[What you need to do] Filter the entries below, keeping every line that has the word "this".
━━━━━━━━━━━━━━━━
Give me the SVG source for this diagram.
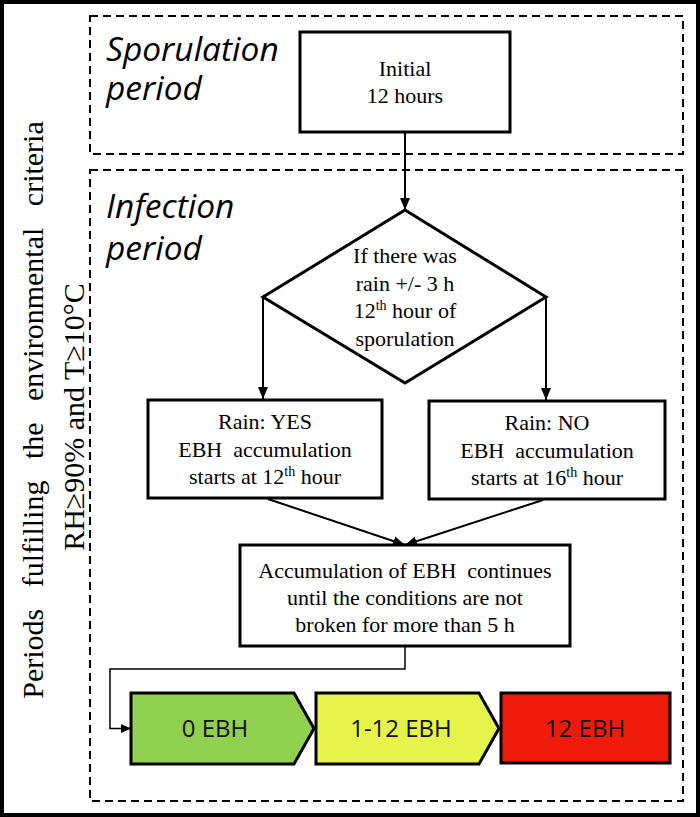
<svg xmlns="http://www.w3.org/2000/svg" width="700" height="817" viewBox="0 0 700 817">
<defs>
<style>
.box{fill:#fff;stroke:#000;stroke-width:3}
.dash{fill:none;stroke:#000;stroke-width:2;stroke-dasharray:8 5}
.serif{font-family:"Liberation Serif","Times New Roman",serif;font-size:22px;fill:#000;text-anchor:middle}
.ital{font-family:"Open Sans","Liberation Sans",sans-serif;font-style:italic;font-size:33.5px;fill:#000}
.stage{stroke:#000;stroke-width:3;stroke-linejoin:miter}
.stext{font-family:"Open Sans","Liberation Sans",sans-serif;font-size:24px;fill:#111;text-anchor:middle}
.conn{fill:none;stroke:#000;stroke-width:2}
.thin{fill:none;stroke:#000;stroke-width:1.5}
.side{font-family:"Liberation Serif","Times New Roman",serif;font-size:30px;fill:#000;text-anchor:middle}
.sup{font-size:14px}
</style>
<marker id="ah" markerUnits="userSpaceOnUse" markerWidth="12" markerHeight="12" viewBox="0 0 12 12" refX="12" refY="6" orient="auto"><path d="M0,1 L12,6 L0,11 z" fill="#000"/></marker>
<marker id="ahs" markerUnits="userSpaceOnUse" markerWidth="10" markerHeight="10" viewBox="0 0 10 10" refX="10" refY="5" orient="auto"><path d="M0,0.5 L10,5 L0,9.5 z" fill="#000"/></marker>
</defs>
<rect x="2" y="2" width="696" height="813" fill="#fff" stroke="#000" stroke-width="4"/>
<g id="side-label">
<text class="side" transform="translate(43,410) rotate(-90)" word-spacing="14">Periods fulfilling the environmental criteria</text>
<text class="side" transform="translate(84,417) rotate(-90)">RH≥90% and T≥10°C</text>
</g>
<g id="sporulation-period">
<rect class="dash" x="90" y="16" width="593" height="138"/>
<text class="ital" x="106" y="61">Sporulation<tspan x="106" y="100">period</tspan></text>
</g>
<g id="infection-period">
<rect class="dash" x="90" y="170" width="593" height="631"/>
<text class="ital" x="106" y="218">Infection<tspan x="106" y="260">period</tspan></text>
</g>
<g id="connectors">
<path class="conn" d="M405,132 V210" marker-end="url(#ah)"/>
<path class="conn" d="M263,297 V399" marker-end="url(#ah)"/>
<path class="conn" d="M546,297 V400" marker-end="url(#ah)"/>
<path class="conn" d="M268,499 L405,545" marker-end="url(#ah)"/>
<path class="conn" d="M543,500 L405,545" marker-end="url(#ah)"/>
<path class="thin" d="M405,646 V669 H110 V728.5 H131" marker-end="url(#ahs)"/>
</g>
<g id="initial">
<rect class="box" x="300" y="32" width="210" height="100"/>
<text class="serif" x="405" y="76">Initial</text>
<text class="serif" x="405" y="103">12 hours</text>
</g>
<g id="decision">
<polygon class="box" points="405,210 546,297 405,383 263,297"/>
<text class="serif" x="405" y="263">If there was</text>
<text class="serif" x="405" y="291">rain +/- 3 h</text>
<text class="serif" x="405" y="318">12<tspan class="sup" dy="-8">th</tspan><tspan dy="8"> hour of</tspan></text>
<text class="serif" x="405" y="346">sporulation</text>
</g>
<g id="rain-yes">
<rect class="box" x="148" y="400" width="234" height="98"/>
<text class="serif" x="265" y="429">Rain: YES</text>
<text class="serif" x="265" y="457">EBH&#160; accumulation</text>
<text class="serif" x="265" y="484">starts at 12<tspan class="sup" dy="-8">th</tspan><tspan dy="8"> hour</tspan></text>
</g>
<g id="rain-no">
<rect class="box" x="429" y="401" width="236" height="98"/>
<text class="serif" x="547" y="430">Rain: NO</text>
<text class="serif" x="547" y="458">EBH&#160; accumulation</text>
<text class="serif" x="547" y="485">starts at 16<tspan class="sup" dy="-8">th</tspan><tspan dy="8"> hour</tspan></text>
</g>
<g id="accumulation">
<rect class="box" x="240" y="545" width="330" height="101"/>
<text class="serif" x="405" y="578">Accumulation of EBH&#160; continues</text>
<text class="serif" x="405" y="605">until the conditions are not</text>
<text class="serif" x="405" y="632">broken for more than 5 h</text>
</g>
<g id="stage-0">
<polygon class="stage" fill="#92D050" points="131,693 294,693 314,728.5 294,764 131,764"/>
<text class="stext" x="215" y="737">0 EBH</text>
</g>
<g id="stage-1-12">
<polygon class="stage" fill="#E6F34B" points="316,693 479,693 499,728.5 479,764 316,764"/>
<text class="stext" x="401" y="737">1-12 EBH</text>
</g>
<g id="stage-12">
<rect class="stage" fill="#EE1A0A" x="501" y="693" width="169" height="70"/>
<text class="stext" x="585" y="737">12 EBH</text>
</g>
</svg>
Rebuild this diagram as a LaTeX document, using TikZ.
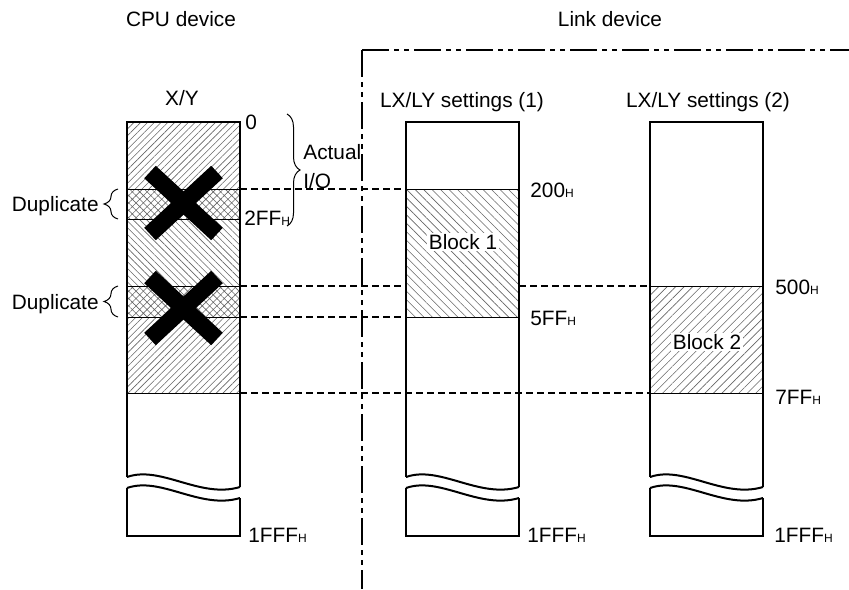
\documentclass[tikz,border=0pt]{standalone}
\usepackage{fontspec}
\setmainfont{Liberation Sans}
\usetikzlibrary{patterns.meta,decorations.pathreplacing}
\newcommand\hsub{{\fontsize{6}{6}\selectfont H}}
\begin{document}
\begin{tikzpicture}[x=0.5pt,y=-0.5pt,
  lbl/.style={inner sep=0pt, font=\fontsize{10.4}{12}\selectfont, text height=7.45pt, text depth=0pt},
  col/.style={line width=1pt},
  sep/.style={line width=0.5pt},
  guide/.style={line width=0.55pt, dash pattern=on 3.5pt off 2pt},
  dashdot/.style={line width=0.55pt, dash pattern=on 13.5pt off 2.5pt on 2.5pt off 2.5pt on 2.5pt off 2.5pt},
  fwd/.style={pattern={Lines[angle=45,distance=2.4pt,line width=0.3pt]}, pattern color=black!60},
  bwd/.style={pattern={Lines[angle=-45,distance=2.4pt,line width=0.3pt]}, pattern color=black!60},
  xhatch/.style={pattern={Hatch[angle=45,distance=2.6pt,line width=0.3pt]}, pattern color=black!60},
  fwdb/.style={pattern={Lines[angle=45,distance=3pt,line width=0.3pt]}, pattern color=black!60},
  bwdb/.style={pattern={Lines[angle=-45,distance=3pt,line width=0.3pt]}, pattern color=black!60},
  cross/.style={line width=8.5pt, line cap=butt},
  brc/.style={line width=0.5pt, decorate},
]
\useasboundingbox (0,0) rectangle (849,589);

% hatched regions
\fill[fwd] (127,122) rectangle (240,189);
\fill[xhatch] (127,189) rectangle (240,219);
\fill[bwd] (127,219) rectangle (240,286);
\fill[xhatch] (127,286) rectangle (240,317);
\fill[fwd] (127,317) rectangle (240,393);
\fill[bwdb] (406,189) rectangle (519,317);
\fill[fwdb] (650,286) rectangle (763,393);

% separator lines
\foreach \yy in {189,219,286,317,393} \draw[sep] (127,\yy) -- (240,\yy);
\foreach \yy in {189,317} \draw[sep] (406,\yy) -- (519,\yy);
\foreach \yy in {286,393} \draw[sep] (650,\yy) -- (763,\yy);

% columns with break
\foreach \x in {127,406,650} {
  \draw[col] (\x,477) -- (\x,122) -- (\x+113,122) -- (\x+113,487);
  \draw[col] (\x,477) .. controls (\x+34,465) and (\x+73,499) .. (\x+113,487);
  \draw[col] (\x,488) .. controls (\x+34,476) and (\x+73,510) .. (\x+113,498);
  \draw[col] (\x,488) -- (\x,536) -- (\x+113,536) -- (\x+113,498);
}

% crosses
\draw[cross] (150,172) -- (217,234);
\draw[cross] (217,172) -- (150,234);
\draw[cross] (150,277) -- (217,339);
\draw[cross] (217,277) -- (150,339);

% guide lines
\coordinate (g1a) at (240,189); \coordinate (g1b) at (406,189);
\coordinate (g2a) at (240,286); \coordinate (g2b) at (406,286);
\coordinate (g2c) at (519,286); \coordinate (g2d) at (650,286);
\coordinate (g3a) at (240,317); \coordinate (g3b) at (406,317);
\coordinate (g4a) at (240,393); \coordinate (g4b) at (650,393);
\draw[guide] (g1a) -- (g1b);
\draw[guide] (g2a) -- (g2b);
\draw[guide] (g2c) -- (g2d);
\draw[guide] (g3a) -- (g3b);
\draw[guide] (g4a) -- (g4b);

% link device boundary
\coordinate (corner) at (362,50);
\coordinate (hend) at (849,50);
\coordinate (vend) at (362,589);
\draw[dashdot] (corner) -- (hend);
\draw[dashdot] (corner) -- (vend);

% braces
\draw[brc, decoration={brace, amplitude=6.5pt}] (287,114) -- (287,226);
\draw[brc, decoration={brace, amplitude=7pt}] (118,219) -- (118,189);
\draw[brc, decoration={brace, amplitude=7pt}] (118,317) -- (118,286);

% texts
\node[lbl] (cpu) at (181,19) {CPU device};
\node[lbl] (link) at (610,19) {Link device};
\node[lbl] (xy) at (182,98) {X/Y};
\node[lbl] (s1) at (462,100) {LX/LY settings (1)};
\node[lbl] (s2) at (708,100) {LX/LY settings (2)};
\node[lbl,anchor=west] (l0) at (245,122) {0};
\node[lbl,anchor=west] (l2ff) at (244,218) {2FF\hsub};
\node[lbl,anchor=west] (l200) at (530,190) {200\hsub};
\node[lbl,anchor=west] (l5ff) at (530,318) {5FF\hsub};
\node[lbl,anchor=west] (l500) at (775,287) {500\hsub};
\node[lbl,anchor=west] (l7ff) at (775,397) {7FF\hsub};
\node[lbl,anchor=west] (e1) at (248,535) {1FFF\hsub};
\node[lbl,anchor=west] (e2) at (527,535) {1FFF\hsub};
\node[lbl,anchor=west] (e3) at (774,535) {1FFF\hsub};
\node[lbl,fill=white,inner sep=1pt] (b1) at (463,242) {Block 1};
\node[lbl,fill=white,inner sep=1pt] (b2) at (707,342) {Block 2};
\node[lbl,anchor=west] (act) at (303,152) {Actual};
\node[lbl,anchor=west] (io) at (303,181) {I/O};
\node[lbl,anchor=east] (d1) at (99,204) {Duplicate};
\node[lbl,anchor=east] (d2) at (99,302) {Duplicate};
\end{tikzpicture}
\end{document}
━━━━━━━━━━━━━━━━
[Worked answer]
Give me the SVG source for this diagram.
Rebuild this diagram as a LaTeX document, using TikZ.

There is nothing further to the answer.